Copy out each line featuring the string "React" from the entries beneath.

### Entries supplied
-------------------------

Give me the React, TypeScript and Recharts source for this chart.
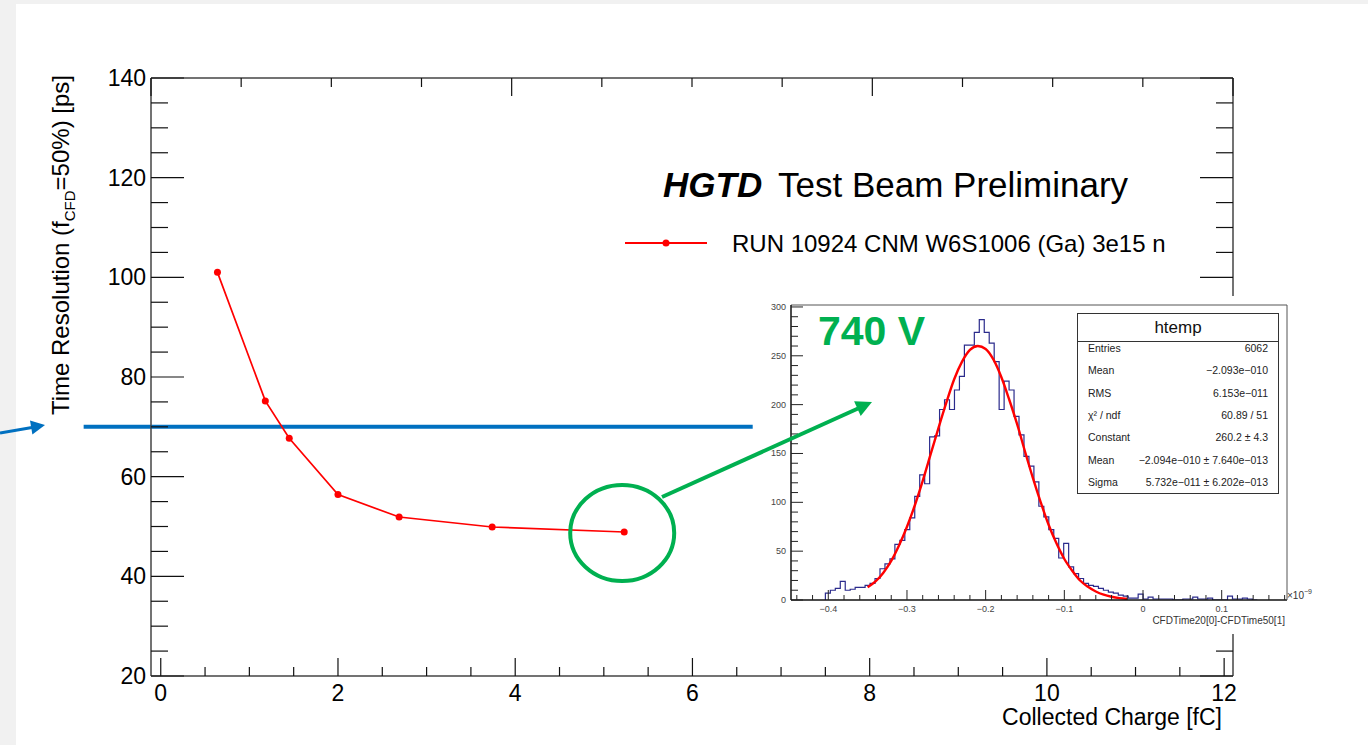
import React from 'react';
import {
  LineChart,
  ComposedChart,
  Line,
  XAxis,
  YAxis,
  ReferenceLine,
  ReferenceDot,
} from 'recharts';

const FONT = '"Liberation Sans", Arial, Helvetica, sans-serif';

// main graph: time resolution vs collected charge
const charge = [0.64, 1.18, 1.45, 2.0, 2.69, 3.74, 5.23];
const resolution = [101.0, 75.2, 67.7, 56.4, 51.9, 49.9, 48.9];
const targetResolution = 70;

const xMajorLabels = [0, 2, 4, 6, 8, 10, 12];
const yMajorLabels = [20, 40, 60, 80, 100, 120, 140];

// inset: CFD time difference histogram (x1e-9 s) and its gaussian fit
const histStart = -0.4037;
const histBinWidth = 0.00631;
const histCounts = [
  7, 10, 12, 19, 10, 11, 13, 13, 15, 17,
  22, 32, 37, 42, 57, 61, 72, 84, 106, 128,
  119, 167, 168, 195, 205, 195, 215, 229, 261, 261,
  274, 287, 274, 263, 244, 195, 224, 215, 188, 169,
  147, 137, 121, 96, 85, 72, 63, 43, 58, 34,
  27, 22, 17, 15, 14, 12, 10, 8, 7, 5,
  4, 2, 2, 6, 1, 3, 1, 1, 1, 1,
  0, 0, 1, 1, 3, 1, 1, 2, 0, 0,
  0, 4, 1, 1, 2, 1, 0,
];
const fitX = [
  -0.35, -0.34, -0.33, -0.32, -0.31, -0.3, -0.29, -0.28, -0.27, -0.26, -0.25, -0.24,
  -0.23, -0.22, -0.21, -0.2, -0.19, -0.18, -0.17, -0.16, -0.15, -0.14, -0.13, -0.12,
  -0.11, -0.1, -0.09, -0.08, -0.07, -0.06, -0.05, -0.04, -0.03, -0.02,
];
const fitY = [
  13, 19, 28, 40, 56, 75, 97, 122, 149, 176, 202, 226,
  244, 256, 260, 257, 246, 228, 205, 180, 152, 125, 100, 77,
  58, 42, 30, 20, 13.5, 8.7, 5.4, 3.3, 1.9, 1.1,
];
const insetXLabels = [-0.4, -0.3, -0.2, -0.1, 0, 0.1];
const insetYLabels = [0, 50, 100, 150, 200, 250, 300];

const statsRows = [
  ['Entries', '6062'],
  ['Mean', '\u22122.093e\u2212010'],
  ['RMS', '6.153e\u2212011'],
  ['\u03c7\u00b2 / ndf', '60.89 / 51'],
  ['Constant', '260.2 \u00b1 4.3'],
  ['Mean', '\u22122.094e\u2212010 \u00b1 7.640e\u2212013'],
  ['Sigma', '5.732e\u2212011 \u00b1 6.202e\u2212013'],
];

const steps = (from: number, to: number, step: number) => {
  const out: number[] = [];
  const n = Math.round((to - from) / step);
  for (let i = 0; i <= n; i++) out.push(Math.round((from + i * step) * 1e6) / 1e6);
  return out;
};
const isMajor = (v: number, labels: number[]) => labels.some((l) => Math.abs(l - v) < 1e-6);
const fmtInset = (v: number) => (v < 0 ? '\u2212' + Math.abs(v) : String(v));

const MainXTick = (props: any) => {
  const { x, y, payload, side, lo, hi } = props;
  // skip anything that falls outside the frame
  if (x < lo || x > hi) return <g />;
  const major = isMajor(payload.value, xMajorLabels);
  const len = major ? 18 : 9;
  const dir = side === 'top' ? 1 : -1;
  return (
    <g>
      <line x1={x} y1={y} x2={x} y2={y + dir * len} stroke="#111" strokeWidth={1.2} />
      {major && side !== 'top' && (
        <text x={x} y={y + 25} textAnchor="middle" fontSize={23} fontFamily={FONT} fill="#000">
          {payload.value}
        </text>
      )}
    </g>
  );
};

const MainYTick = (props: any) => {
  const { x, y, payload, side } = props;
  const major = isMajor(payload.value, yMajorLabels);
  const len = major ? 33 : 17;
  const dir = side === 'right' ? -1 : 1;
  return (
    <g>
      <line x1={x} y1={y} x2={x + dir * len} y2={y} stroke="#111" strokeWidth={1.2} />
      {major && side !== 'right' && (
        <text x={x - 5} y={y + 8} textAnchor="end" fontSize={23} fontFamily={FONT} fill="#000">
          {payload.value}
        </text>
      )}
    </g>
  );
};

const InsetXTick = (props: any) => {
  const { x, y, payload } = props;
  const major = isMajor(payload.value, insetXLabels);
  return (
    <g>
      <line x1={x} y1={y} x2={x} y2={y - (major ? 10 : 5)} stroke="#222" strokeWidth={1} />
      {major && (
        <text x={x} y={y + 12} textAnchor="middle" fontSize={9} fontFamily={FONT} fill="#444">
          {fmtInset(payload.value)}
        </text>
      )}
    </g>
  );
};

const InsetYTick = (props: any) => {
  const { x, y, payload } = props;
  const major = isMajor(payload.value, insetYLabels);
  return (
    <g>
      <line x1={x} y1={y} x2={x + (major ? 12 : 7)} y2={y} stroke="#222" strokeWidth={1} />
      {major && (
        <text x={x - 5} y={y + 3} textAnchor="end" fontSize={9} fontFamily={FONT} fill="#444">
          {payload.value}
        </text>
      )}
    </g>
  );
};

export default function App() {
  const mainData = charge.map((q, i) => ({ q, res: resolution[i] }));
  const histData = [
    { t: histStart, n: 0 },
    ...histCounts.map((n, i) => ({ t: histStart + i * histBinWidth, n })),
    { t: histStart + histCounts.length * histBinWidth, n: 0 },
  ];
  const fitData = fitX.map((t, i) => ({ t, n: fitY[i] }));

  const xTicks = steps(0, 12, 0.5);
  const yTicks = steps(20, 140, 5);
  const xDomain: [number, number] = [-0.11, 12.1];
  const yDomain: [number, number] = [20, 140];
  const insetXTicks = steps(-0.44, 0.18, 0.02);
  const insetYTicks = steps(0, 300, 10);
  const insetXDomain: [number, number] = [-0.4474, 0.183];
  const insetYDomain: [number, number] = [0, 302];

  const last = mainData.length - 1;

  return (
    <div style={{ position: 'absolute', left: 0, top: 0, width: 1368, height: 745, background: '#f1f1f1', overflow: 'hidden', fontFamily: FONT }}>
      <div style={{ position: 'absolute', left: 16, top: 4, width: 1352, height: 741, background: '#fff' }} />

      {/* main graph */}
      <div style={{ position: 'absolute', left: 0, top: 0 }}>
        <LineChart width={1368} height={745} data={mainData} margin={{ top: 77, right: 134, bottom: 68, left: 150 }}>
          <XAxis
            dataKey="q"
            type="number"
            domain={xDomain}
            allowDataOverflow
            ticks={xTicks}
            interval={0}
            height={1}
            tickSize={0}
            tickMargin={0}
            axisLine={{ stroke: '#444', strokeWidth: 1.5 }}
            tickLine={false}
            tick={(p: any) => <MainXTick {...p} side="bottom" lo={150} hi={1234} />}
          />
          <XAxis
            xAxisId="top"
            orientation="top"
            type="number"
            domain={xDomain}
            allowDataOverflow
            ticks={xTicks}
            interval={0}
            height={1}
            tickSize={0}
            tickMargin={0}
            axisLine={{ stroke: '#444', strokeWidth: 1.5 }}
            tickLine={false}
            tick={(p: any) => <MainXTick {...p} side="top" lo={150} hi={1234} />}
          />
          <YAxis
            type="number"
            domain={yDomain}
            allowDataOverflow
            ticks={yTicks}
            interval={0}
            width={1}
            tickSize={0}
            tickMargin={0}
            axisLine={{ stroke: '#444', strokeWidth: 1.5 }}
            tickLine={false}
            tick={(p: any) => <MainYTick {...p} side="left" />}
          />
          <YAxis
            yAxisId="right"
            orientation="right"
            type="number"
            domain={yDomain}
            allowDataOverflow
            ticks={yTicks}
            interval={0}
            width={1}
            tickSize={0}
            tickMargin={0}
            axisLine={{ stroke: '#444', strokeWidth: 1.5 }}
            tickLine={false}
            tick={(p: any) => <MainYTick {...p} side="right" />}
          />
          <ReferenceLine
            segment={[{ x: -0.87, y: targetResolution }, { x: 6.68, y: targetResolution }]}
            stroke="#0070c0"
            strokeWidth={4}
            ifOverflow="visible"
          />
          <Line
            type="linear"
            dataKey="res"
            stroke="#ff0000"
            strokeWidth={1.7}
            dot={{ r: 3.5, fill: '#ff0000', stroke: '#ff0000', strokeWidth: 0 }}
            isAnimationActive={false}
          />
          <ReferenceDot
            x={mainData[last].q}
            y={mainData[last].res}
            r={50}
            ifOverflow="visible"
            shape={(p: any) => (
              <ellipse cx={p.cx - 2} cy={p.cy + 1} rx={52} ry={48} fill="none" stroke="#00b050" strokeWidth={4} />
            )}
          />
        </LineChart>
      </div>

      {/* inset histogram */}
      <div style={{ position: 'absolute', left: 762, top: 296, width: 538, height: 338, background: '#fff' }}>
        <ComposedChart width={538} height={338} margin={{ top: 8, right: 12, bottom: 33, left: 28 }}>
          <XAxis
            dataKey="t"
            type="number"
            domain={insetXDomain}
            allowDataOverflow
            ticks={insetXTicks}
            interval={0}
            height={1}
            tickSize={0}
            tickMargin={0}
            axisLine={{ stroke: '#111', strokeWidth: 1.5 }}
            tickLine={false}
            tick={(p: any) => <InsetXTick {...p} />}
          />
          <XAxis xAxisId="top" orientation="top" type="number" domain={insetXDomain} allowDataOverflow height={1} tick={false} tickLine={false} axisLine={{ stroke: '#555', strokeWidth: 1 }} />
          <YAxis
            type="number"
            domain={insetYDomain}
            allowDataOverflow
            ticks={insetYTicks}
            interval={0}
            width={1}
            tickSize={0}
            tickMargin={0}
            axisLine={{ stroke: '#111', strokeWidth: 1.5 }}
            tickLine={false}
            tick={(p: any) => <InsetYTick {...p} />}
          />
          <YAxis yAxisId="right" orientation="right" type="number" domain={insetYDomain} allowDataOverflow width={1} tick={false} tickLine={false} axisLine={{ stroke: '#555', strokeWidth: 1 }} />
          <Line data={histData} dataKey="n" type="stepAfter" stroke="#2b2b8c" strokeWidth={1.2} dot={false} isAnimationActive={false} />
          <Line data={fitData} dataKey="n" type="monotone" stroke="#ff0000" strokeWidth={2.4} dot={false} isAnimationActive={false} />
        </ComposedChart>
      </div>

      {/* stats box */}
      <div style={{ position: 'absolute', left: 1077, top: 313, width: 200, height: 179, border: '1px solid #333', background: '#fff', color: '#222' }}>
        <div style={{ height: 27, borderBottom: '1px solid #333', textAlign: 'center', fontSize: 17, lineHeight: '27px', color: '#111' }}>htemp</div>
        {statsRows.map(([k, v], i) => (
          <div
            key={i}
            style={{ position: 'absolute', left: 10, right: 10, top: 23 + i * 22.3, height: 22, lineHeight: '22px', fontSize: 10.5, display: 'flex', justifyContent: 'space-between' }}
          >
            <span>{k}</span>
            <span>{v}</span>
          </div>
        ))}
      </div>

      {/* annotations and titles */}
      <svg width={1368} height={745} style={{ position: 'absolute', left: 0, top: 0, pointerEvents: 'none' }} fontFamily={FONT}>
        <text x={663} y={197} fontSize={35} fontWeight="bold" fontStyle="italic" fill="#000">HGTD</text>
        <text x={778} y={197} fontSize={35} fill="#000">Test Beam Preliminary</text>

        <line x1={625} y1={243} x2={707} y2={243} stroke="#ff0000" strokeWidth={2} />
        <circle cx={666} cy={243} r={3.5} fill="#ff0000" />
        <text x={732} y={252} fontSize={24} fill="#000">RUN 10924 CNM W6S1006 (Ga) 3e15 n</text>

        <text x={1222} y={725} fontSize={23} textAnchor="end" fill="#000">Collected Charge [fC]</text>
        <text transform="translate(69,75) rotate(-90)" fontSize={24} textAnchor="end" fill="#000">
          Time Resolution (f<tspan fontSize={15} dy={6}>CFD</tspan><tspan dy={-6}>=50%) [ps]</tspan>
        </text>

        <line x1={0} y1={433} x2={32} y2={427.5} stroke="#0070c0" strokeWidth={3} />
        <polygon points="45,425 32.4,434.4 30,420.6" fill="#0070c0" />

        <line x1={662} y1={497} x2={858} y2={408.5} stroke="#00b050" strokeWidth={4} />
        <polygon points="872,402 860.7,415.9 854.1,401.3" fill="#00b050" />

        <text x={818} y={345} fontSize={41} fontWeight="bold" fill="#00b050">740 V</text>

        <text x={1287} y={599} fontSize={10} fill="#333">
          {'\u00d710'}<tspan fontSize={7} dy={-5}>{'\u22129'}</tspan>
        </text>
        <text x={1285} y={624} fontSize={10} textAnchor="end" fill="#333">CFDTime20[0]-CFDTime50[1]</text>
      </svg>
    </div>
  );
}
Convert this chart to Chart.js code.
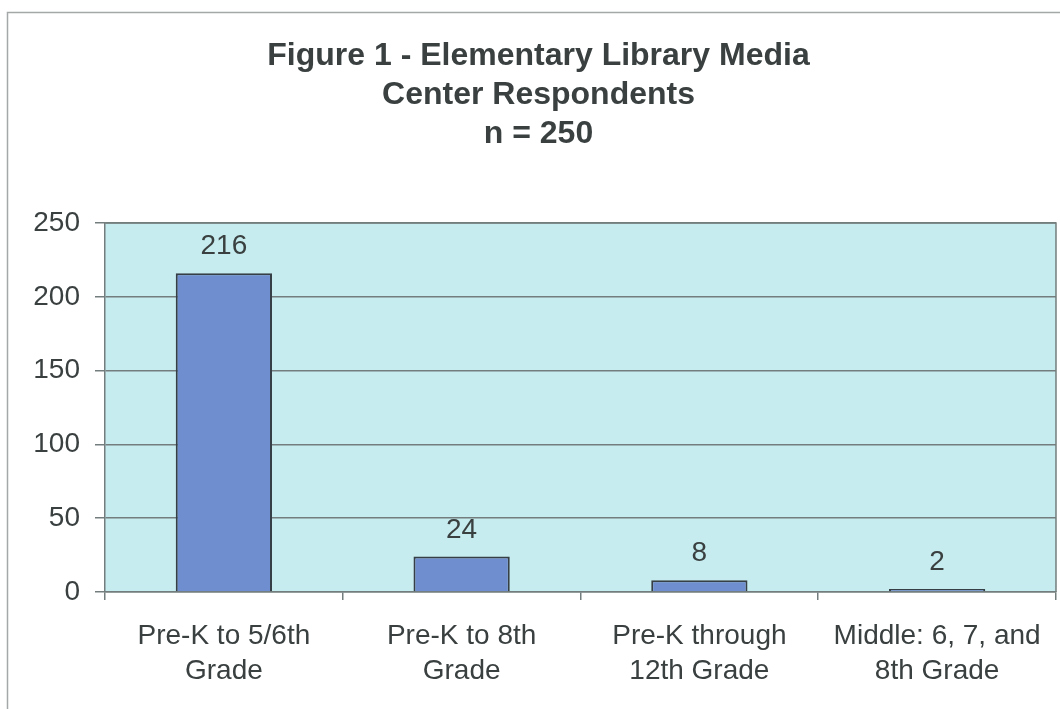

-------------------------

### Correct answer
Give me the React, TypeScript and Recharts source for this chart.
import React from 'react';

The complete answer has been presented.